Christopher Nolan’s Tenet has grossed $30m on its opening weekend in China (September 4-6), according to figures from Artisan Gateway, coming in second behind Guan Hu’s The Eight Hundred, which took $32.3m in the same frame.
Tenet outgrossed The Eight Hundred on its opening day (Friday, September 4) with $9.11m, including previews, while Huayi Brothers’ war epic grossed $8.3m on the same day. But the Warner Bros title slipped to second position on Saturday and has stayed there since. The Eight Hundred has grossed $352.4m since its August 21 release.
Online ticketing platform Maoyan forecasts Tenet will go on to gross $66.9m in China, while Nolan’s Interstellar grossed $112m in 2014 and Dunkirk took $51m in 2017. The film has drawn mixed reviews with an 8.3 rating on Maoyan and 7.9 on the Douban platform, which attracts more cinema buffs.
The time-bending thriller, which was filmed with IMAX cameras, performed well on IMAX screens, grossing $5.3m from 649 sites, nearly 18% of the nationwide gross, despite IMAX theatres accounting for just 1% of screens.
Elsewhere in the weekend chart, local romantic drama Love You Forever came in third with $2.5m for a cumulative total of $70m. Japanese crime drama Masquerade Hotel came in fourth on its opening weekend with $1.4, followed by Disney’s Onward with $1.1m for a cume of $7.9m.
Around 90% of Chinese cinemas have reopened since July 20, but all are continuing to operate at 50% capacity to comply with social distancing requirements. According to Artisan Gateway, combined weekend box office totalled $69.4m, while the year to date stands at $957.8m, down 85.6% compared to the same period the previous year.

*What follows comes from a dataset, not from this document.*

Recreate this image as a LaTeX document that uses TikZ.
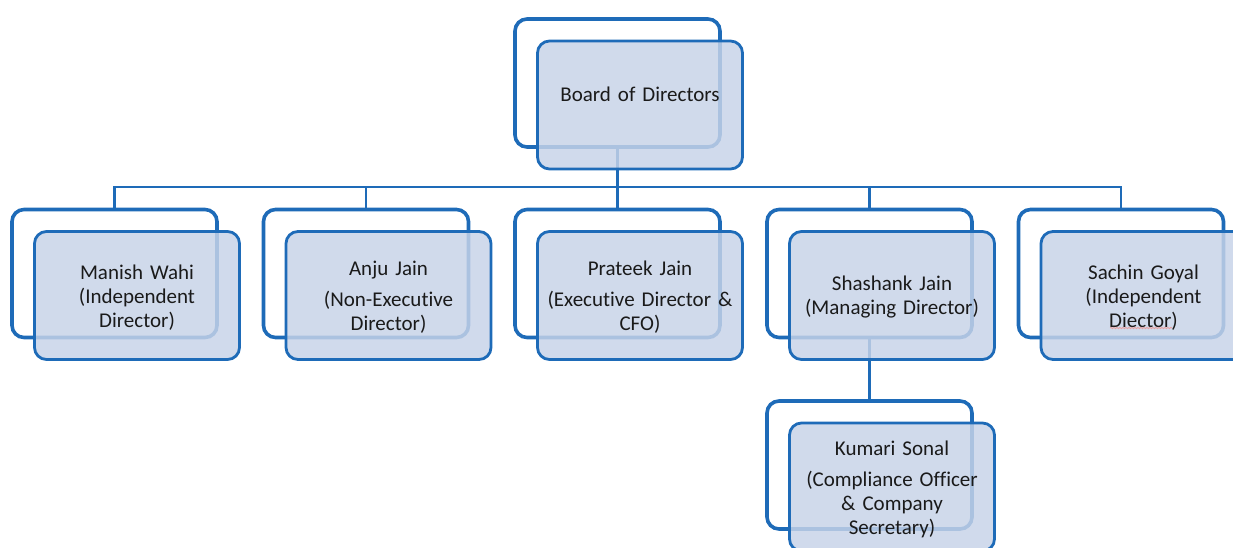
\documentclass[tikz,border=0pt]{standalone}
\usepackage{fontspec}
\setmainfont{Carlito}[Ligatures=NoCommon]
\usetikzlibrary{decorations.pathmorphing}
\definecolor{boxline}{HTML}{1E6BB8}
\definecolor{boxfill}{HTML}{C7D3E8}
\definecolor{txt}{HTML}{1A1A1A}
\definecolor{spell}{HTML}{E8A0A0}
\tikzset{
  backframe/.style={draw=boxline, line width=3.6pt, fill=white, rounded corners=12pt,
    minimum width=205pt, minimum height=128pt, inner sep=0pt},
  frontbox/.style={draw=boxline, line width=2.8pt, fill=boxfill, fill opacity=0.84,
    rounded corners=12pt, minimum width=205pt, minimum height=128pt, inner sep=0pt},
  boxtext/.style={align=center, text=txt, font=\fontsize{21}{24}\selectfont, text width=195pt, inner sep=0pt},
  conn/.style={draw=boxline, line width=2.2pt},
  squiggle/.style={draw=spell, line width=0.8pt, decorate, decoration={snake, amplitude=0.7pt, segment length=3pt}},
}
\begin{document}
\begin{tikzpicture}[x=1pt,y=1pt]
\useasboundingbox (0,0) rectangle (1233,-547);
% back frames
\node[backframe] (b0) at (617.5,-83) {};
\node[backframe] (b1) at (114.5,-273.5) {};
\node[backframe] (b2) at (366,-273.5) {};
\node[backframe] (b3) at (617.5,-273.5) {};
\node[backframe] (b4) at (869.5,-273.5) {};
\node[backframe] (b5) at (1121,-273.5) {};
\node[backframe] (b6) at (869.5,-465) {};
% connectors
\coordinate (bus) at (0,-187);
\foreach \k in {1,...,5}{
  \draw[conn] (b0.south) -- (b0.south |- bus) -| (b\k.north);
}
\draw[conn] (b4.south) -- (b6.north);
% front boxes
\node[frontbox] (f0) at (640,-105) {};
\node[frontbox] (f1) at (137,-295.5) {};
\node[frontbox] (f2) at (388.5,-295.5) {};
\node[frontbox] (f3) at (640,-295.5) {};
\node[frontbox] (f4) at (892,-295.5) {};
\node[frontbox] (f5) at (1143.5,-295.5) {};
\node[frontbox] (f6) at (892,-487) {};
% texts
\node[boxtext] (t0) at ([yshift=11pt]f0.center) {Board of Directors};
\node[boxtext] (t1) at ([yshift=-2pt]f1.center) {Manish Wahi\\(Independent\\Director)};
\node[boxtext] (t2) at ([yshift=-2pt]f2.center) {Anju Jain\\[7pt](Non-Executive\\Director)};
\node[boxtext] (t3) at ([yshift=-2pt]f3.center) {Prateek Jain\\[7pt](Executive Director \&\\CFO)};
\node[boxtext] (t4) at ([yshift=-2pt]f4.center) {Shashank Jain\\(Managing Director)};
\node[boxtext] (t5) at ([yshift=-2pt]f5.center) {Sachin Goyal\\(Independent\\Diector)};
\node[boxtext] (t6) at ([yshift=-2pt]f6.center) {Kumari Sonal\\[7pt](Compliance Officer\\\& Company\\Secretary)};
% spell-check underline
\coordinate (sq1) at (1110,-328);
\coordinate (sq2) at (1172,-328);
\draw[squiggle] (sq1) -- (sq2);
\end{tikzpicture}
\end{document}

Both The Eight Hundred and Tenet face stiff competition this weekend when Disney’s live-action Mulan, starring Chinese actress Liu Yifei and based on a well-known Chinese legend, opens on September 11. China is expected to be one of the biggest theatrical territories for the film, which launched on premium VOD in the US and other select markets on September 4.
Mulan is also set to open theatrically in the much smaller Hong Kong market on September 17, where its performance may be affected by the #BoycottMulan movement, prompted by comments that Liu Yifei made on social media last year, during the pro-democracy protests, in support of the Hong Kong police.
Pro-democracy activists in Taiwan and Thailand, who together with their counterparts in Hong Kong form the ‘Milk Tea Alliance’, named after a popular soft drink, are also calling for a boycott of the film.